Our Love Story, Part IV
The weekend before my 21st birthday, I was finally able to move into my apartment. When I got a full scholarship to college, my dad told me he would build me an apartment over a 2-car garage (and build the garage for my mom). Now, most of the way through my junior year, it was done. It was so awesome! I had my own bathroom, walk-in closet with a stackable washer/dryer, bedroom, and a living space that included a kitchen and a place to sit and watch TV. Ed helped by putting up the stairs, helped put up the kitchen cabinets, and helped me paint.

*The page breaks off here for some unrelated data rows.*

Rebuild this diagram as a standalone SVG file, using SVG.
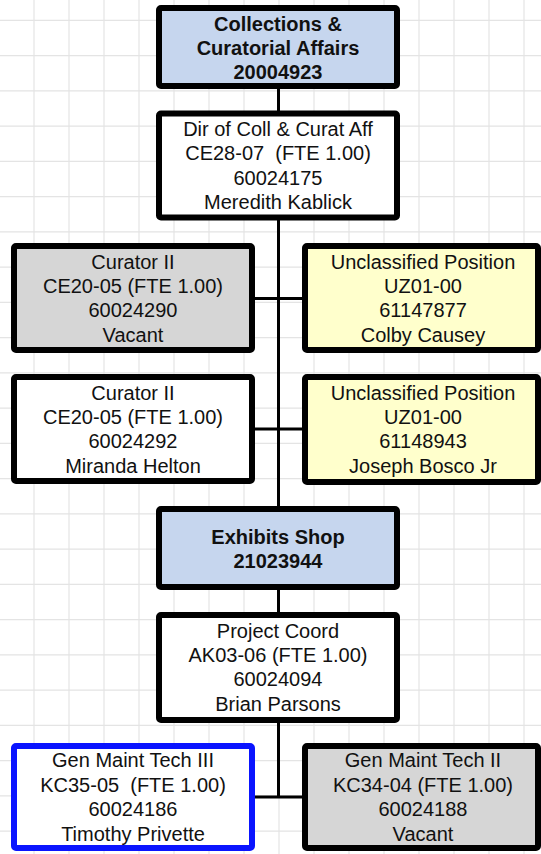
<svg xmlns="http://www.w3.org/2000/svg" width="541" height="854" viewBox="0 0 541 854">
<style>
.grid{stroke:#e4e4e4;stroke-width:1.2;fill:none}
.conn{stroke:#000;stroke-width:3;fill:none}
.box{stroke:#000;stroke-width:6}
.hdr{fill:#c6d6ee}
.wht{fill:#fff}
.gry{fill:#d6d6d6}
.yel{fill:#ffffcc}
.blu{fill:#fff;stroke:#0a14ff}
text{font-family:"Liberation Sans",Arial,sans-serif;font-size:20px;fill:#111;text-anchor:middle}
.b{font-weight:bold}
</style>
<rect width="541" height="854" fill="#fff"/>
<g id="grid" class="grid">
<path d="M34 0V854M69 0V854M104 0V854M139 0V854M174 0V854M209 0V854M244 0V854M279 0V854M314 0V854M349 0V854M384 0V854M419 0V854M454 0V854M489 0V854M524 0V854"/>
<path d="M0 20.3H541M0 55.55H541M0 90.8H541M0 126.05H541M0 161.3H541M0 196.55H541M0 231.8H541M0 267.05H541M0 302.3H541M0 337.55H541M0 372.8H541M0 408.05H541M0 443.3H541M0 478.55H541M0 513.8H541M0 549.05H541M0 584.3H541M0 619.55H541M0 654.8H541M0 690.05H541M0 725.3H541M0 760.55H541M0 795.8H541M0 831.05H541"/>
</g>
<g id="connectors" class="conn">
<path d="M278.5 89V797"/>
<path d="M255 298.5H302"/>
<path d="M255 429H302"/>
<path d="M255 797H302"/>
</g>
<g id="n-collections">
<rect class="box hdr" x="159" y="8" width="238" height="78" rx="2"/>
<text class="b" x="278" y="30.5">Collections &amp;</text>
<text class="b" x="278" y="55">Curatorial Affairs</text>
<text class="b" x="278" y="79.3">20004923</text>
</g>
<g id="n-dir">
<rect class="box wht" x="159" y="113.5" width="238" height="104" rx="2"/>
<text x="278" y="136">Dir of Coll &amp; Curat Aff</text>
<text x="278" y="160.4" xml:space="preserve">CE28-07  (FTE 1.00)</text>
<text x="278" y="184.8">60024175</text>
<text x="278" y="209.2">Meredith Kablick</text>
</g>
<g id="n-curator-vacant">
<rect class="box gry" x="14" y="246" width="238" height="104" rx="2"/>
<text x="133" y="268.5">Curator II</text>
<text x="133" y="292.9">CE20-05 (FTE 1.00)</text>
<text x="133" y="317.3">60024290</text>
<text x="133" y="341.7">Vacant</text>
</g>
<g id="n-colby">
<rect class="box yel" x="305" y="246" width="233" height="104" rx="2"/>
<text x="423" y="268.5">Unclassified Position</text>
<text x="423" y="292.9">UZ01-00</text>
<text x="423" y="317.3">61147877</text>
<text x="423" y="341.7">Colby Causey</text>
</g>
<g id="n-miranda">
<rect class="box wht" x="14" y="377" width="238" height="104" rx="2"/>
<text x="133" y="399.5">Curator II</text>
<text x="133" y="423.9">CE20-05 (FTE 1.00)</text>
<text x="133" y="448.3">60024292</text>
<text x="133" y="472.7">Miranda Helton</text>
</g>
<g id="n-joseph">
<rect class="box yel" x="305" y="377" width="233" height="105" rx="2"/>
<text x="423" y="399.5">Unclassified Position</text>
<text x="423" y="423.9">UZ01-00</text>
<text x="423" y="448.3">61148943</text>
<text x="423" y="472.7">Joseph Bosco Jr</text>
</g>
<g id="n-exhibits">
<rect class="box hdr" x="159" y="509" width="238" height="78" rx="2"/>
<text class="b" x="278" y="544">Exhibits Shop</text>
<text class="b" x="278" y="568.4">21023944</text>
</g>
<g id="n-project">
<rect class="box wht" x="159" y="615" width="238" height="105" rx="2"/>
<text x="278" y="637.5">Project Coord</text>
<text x="278" y="661.9">AK03-06 (FTE 1.00)</text>
<text x="278" y="686.3">60024094</text>
<text x="278" y="710.7">Brian Parsons</text>
</g>
<g id="n-timothy">
<rect class="box blu" x="14" y="746" width="238" height="102" rx="2"/>
<text x="133" y="767.3">Gen Maint Tech III</text>
<text x="133" y="791.7" xml:space="preserve">KC35-05  (FTE 1.00)</text>
<text x="133" y="816.1">60024186</text>
<text x="133" y="840.5">Timothy Privette</text>
</g>
<g id="n-genmaint2">
<rect class="box gry" x="305" y="746" width="233" height="102" rx="2"/>
<text x="423" y="767.3">Gen Maint Tech II</text>
<text x="423" y="791.7">KC34-04 (FTE 1.00)</text>
<text x="423" y="816.1">60024188</text>
<text x="423" y="840.5">Vacant</text>
</g>
</svg>
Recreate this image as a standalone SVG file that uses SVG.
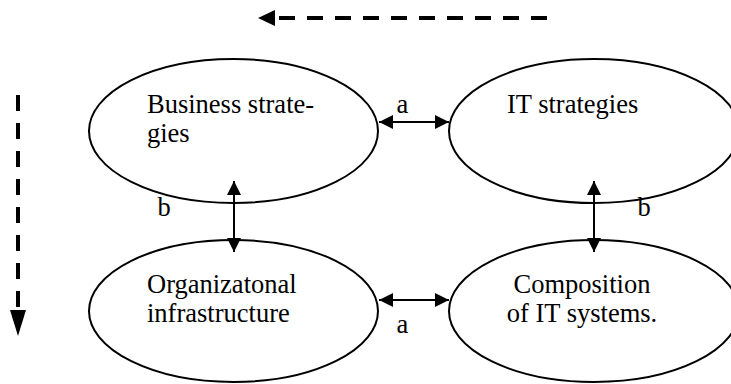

On moving day, I picked up all of my belongings and carried them across the driveway to my new apartment. The next day, my brother Nathaniel, the proud new occupant of my former bedroom, was so kind as to throw anything I left behind out of the window and into his quad trailer, then promptly bring it to the dumpster at the farm market.
Besides the piles of clothes and books, I had very few possessions. Thinking back to how packed that apartment soon became, it was totally spacious when I first moved in… My furniture consisted of a computer chair, beach chair, and a coffee table that Ed built and gave me for Christmas, and a mattress from my parents in the bedroom. I bought a VCR at Walmart. I had one video tape: Jaws. I vividly remember inviting some of Ed’s friends over to my new apartment, sitting on my comforter on the floor and watching Jaws. I also remember sitting on the floor at the coffee table with colored pencils, watching a show about reptiles on the Discovery Channel, and making insanely complicated graphs of data for my Animal Physiology class. I guess it was before I knew how to graph on excel, and before professors expected you to actually make a graph on the computer.
I loved the privacy of the apartment, the fact that I could do my homework and study without listening to stories about football or tractors. I loved that I could watch TV with Ed without talking to moms (his or mine). I accumulated furniture quickly: my parents bought me a couch, then a kitchen table and chairs. I started to learn to cook by watching cooking shows. I started getting interested in buying plates and kitchen gadgets, and I made regular trips to the grocery store to stock my fridge. My brothers visited often, and I went to my family’s house, too. But when the sun went down and everyone else went home, I was lonely.
To celebrate my birthday, I had the dorkiest 21st birthday party ever. See, the thing is, I don’t drink. I never have. So my parents, brothers, Ed, and Ed’s parents took me out to a Chinese buffet for my birthday, where I ate lots of orange chicken and drank diet soda. We went back to my parents’ house and had ice cream cake. What a wild 21st birthday party!
One weekend, Ed’s parents went to Maine. They agreed to let a friend’s guests from out of town stay in their house while they were gone, and Ed wasn’t about to stay there with strangers. We decided he would stay with me for the weekend. It wasn’t a conscious decision for Ed to move in with me, but after that weekend, it became our apartment. I had officially lived by myself for two weeks.